As the nation's chief diplomat, Monroe focused on relations with Britain and France. The two European countries were at war with one another and their fighting infringed upon U.S. shipping and trade. The United States wanted France and Britain to respect American commercial interests as befitted those of a neutral country. Although both nations targeted American trade, the Madison administration concentrated primarily on Britain because of its frequent practice of seizing U.S. sailors and forcing them to serve in the British navy. The United States declared war on Britain in June 1812, but the war was far from popular. Many New Englanders found that it disrupted their access to European markets. Additional numbers thought that neutrality rights were not a sufficient reason to go to war. However, Madison and Monroe both believed that the United States needed to resist British depredations by force of arms.

From the beginning, the war was a disaster for the United States. The army was unequipped and unprepared, and the initial military actions resulted in defeat. When Madison's secretary of war resigned, Monroe took over the office on a temporary basis, from December 1812 to February 1813; he would do so again from August 1814 until March 1815. Monroe was well suited to the demands of the post because of his understanding of the military and his strong organizational skills. He helped reorganize the army and brought new energy to the war effort.
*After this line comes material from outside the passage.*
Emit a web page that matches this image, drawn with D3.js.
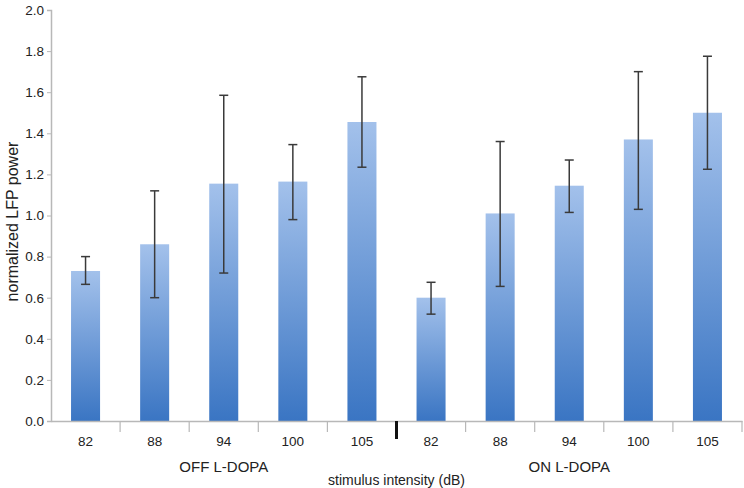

In August 1814, when British troops appeared at the mouth of the Potomac River, Monroe led a scouting party to report on their advance. He sent word to Madison warning that the British were marching toward Washington, D.C. As British troops headed toward the capital, Monroe stayed in the city to help with its evacuation. After the British attacked Washington and burned most of the government buildings, Monroe returned to the city. Madison then placed him in charge of its defenses.

Monroe's popularity rose after the war, due to his tireless service in Madison's cabinet. A new generation of war veterans would remember his leadership with fondness and respect, leaving him well-positioned to receive the Democratic-Republican nomination for President in the 1816 election.